Aim:
Omit the pictures and print exactly the lines of the listing below, starting at the first and ending at the line containing "row8, row9, row10];".

---- Recorded information

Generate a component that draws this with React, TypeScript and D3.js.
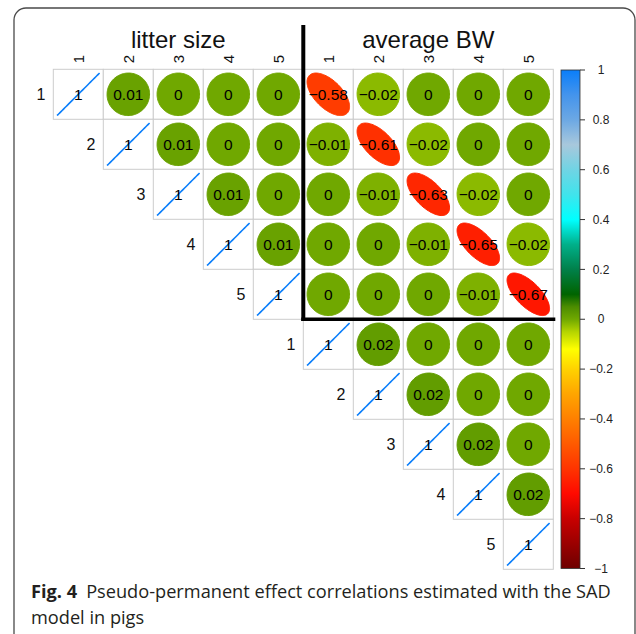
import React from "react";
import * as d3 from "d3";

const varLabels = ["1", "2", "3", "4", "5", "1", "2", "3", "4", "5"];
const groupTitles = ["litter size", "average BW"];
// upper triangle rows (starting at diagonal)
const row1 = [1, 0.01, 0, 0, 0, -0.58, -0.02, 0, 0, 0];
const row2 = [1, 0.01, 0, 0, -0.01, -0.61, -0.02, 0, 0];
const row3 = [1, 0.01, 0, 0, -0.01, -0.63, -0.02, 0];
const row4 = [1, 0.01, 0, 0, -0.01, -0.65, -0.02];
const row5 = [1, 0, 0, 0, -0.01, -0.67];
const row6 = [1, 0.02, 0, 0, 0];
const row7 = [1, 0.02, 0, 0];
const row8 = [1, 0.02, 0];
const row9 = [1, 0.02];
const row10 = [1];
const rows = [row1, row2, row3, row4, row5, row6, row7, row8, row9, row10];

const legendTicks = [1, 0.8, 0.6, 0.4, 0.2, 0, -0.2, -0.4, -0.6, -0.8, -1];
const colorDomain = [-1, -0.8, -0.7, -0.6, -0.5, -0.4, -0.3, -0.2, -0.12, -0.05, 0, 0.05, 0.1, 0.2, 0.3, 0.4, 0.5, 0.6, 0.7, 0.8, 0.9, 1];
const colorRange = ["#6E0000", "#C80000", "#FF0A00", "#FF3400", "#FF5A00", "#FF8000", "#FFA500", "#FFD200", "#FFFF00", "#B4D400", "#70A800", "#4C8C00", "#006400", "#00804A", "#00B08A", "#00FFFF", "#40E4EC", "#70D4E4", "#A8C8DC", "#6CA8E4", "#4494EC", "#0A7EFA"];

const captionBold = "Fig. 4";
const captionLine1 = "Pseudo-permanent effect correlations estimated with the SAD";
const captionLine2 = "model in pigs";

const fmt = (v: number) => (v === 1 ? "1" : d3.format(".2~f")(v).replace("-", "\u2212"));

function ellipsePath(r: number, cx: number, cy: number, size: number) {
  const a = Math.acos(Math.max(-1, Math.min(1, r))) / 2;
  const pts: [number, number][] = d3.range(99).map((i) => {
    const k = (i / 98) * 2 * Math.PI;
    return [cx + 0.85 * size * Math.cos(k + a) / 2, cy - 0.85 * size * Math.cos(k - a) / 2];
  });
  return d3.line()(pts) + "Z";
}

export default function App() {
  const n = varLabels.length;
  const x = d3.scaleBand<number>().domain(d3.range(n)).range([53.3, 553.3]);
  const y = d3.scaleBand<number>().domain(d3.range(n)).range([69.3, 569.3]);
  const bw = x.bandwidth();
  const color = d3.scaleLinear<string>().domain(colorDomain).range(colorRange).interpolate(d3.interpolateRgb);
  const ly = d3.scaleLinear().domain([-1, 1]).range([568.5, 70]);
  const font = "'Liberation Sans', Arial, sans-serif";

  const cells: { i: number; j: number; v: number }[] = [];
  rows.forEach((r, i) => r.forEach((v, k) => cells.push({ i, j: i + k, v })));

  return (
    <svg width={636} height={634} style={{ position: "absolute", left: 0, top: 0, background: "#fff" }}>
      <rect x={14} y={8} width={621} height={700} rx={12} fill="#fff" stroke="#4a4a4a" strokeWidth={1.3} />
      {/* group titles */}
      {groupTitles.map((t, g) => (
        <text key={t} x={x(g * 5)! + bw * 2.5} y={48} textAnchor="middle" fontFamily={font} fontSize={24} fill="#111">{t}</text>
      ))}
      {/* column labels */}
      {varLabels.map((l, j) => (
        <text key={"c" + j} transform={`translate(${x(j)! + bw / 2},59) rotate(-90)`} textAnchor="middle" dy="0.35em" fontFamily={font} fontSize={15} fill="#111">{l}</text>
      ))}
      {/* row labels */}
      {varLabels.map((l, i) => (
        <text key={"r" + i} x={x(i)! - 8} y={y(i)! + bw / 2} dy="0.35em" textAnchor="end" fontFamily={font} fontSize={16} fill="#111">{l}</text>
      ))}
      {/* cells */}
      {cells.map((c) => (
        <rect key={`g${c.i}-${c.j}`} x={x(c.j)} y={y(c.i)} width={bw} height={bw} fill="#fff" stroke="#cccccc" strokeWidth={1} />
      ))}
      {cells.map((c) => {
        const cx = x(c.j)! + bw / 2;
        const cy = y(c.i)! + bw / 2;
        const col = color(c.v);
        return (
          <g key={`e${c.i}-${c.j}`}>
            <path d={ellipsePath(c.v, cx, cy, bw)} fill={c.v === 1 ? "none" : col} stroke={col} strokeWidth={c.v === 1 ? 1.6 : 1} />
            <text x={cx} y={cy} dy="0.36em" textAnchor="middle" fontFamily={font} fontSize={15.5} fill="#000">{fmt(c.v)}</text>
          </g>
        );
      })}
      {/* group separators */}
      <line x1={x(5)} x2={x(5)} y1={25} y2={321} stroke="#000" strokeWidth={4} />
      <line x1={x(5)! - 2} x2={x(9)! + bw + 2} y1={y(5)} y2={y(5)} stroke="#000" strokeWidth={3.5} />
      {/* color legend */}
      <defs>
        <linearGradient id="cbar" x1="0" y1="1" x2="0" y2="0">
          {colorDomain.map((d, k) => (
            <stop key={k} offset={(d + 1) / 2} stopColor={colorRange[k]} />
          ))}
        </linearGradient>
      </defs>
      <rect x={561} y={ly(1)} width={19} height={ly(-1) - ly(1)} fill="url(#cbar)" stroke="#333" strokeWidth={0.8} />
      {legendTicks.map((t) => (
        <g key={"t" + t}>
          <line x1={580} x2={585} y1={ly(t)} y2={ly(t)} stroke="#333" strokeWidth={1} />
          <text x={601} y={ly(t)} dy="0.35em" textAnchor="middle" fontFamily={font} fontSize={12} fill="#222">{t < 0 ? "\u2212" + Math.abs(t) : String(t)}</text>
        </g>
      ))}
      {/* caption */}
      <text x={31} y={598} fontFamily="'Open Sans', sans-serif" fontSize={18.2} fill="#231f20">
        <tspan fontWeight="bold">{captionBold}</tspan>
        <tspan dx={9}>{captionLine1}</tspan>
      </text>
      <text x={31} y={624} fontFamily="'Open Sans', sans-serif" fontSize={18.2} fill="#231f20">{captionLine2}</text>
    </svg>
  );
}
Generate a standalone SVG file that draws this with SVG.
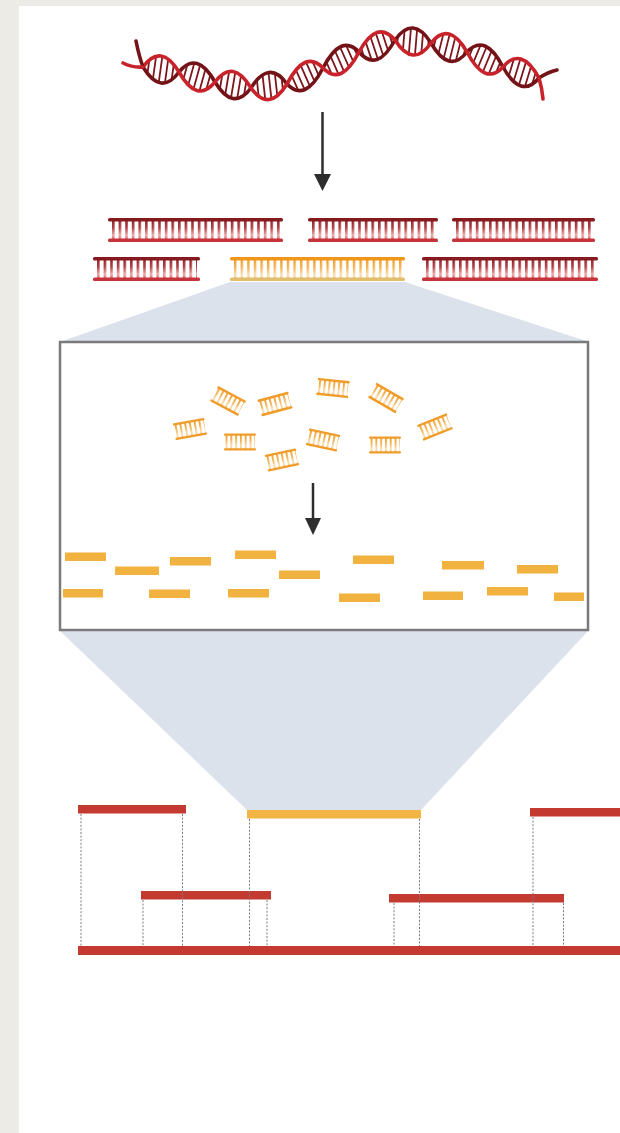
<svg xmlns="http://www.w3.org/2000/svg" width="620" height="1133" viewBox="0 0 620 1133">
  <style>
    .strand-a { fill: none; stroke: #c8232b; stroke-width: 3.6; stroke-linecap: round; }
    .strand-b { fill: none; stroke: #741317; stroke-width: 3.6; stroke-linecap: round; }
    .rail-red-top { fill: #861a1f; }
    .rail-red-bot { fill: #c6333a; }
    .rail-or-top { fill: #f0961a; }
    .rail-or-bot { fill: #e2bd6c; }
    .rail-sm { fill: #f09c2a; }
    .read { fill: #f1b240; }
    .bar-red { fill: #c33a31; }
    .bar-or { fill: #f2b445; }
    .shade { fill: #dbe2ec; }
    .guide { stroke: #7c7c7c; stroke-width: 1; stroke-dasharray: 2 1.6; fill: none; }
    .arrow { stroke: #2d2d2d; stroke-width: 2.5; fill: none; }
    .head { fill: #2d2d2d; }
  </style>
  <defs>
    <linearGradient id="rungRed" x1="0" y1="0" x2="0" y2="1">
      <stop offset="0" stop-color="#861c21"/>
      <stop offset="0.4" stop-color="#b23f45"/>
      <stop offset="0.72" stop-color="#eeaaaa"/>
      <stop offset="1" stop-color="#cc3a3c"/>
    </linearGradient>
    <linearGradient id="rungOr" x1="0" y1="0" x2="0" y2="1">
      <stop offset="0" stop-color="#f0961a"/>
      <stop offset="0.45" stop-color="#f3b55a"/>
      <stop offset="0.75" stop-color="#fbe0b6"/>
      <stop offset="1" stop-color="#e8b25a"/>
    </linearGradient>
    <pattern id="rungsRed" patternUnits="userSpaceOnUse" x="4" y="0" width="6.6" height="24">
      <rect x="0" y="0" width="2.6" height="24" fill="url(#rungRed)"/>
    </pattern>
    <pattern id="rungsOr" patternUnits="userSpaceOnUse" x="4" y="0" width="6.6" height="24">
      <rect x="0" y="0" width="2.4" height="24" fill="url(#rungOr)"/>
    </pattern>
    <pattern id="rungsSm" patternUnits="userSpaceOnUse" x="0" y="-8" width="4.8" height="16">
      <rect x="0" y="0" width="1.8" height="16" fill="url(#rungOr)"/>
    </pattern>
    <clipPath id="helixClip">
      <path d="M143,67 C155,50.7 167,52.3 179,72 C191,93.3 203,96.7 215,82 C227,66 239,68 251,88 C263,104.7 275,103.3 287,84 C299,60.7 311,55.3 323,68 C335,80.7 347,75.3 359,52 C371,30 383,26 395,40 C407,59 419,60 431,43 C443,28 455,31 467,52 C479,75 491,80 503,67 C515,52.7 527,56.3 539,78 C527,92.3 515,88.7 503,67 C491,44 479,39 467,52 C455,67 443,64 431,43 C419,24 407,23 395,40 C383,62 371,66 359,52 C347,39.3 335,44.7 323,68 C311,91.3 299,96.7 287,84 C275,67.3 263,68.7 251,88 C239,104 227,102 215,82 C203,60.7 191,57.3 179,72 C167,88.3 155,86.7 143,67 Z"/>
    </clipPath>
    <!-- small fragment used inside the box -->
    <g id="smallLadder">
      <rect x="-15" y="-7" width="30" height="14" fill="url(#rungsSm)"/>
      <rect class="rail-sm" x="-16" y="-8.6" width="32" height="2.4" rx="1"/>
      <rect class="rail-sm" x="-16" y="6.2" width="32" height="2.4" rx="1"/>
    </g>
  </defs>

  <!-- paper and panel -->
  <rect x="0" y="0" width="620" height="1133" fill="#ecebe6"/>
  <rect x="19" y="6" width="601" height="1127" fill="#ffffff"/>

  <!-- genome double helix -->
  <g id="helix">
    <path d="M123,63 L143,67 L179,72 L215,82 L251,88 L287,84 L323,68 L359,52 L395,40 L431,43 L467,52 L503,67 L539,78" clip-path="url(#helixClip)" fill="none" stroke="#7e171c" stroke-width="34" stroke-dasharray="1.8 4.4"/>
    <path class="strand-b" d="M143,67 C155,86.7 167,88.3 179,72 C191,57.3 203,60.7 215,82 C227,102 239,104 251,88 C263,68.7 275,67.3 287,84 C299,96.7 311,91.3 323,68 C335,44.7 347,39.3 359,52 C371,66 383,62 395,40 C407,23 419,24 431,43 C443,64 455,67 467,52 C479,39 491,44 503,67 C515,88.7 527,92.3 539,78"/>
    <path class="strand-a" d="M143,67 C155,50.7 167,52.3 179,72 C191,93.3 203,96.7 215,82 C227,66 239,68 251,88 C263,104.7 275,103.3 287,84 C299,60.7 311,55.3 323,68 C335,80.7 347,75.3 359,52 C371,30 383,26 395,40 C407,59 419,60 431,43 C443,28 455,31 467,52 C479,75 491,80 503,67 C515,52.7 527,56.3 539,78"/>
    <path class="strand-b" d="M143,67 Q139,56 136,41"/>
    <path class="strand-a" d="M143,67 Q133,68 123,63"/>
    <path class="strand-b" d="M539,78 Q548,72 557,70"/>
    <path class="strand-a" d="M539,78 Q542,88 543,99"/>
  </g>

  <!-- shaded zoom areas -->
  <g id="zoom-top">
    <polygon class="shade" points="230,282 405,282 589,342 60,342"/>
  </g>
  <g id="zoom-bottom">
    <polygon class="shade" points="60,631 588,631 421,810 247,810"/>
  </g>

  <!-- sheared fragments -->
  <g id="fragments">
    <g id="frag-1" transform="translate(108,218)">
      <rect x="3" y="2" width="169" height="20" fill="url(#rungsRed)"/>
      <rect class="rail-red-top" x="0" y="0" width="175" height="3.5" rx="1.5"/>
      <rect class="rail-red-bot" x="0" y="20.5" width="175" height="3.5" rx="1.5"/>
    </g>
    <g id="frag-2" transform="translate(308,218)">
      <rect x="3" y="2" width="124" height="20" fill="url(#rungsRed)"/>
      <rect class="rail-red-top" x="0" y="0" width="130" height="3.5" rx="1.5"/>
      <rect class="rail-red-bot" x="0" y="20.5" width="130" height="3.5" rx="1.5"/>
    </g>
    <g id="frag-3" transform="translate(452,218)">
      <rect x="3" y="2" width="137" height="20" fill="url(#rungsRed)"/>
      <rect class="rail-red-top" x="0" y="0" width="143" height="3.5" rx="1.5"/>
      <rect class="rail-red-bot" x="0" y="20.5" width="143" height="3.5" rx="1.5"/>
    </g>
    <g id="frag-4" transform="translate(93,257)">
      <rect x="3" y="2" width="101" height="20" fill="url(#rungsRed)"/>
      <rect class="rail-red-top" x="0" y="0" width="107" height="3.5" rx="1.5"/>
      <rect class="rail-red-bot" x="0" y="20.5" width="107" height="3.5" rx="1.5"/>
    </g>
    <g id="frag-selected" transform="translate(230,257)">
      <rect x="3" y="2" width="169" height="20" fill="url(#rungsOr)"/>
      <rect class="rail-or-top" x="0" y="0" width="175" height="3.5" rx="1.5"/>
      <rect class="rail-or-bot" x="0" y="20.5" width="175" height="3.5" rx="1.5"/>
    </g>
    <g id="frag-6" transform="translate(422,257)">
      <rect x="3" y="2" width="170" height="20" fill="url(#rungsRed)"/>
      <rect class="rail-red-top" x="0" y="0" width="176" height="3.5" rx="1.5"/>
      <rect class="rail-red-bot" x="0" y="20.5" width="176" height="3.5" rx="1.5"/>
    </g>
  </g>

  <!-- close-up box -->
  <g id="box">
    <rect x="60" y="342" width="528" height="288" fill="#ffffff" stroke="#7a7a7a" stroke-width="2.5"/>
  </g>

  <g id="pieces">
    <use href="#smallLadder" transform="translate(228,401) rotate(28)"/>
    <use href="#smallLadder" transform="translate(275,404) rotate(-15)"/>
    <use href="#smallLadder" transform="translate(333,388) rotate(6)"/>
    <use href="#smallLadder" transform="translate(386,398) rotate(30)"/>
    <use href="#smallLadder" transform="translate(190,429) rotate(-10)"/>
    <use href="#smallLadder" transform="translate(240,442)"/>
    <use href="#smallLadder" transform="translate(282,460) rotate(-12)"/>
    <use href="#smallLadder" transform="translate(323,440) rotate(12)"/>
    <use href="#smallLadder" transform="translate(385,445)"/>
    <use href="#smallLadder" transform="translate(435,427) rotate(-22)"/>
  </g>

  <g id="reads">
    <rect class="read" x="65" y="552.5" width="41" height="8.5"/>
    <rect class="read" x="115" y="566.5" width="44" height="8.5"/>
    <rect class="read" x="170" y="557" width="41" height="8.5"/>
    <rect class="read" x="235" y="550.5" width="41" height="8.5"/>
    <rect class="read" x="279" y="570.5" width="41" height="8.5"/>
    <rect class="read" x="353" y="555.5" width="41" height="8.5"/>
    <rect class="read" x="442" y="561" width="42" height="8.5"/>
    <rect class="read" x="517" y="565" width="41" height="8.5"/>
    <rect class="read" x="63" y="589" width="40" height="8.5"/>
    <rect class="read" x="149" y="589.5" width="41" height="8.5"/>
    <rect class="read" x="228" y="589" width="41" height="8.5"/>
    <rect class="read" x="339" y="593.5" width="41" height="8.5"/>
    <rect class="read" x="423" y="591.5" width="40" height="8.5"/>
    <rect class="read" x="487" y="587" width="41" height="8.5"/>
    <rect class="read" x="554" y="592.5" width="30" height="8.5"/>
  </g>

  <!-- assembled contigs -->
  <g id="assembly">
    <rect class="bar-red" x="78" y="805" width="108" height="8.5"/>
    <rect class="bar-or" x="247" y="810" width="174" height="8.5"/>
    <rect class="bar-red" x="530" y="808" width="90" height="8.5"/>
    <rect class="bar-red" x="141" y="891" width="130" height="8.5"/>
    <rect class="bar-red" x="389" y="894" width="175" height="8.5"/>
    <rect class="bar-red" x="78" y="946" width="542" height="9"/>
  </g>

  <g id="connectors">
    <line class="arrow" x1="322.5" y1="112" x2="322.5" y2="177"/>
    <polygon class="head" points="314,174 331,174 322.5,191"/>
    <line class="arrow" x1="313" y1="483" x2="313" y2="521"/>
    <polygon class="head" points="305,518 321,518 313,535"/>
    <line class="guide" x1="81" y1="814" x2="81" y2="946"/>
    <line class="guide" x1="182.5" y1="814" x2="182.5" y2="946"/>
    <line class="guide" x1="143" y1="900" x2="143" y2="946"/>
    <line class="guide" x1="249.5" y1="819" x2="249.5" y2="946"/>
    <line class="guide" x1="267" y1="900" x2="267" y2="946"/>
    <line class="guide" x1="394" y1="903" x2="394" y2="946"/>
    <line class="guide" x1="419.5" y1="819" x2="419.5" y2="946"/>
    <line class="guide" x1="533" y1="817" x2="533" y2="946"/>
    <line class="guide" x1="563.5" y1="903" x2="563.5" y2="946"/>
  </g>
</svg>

--------

Full answer:
Generate a component that draws this with React, TypeScript and D3.js.
import React from "react";
import * as d3 from "d3";

const varLabels = ["1", "2", "3", "4", "5", "1", "2", "3", "4", "5"];
const groupTitles = ["litter size", "average BW"];
// upper triangle rows (starting at diagonal)
const row1 = [1, 0.01, 0, 0, 0, -0.58, -0.02, 0, 0, 0];
const row2 = [1, 0.01, 0, 0, -0.01, -0.61, -0.02, 0, 0];
const row3 = [1, 0.01, 0, 0, -0.01, -0.63, -0.02, 0];
const row4 = [1, 0.01, 0, 0, -0.01, -0.65, -0.02];
const row5 = [1, 0, 0, 0, -0.01, -0.67];
const row6 = [1, 0.02, 0, 0, 0];
const row7 = [1, 0.02, 0, 0];
const row8 = [1, 0.02, 0];
const row9 = [1, 0.02];
const row10 = [1];
const rows = [row1, row2, row3, row4, row5, row6, row7, row8, row9, row10];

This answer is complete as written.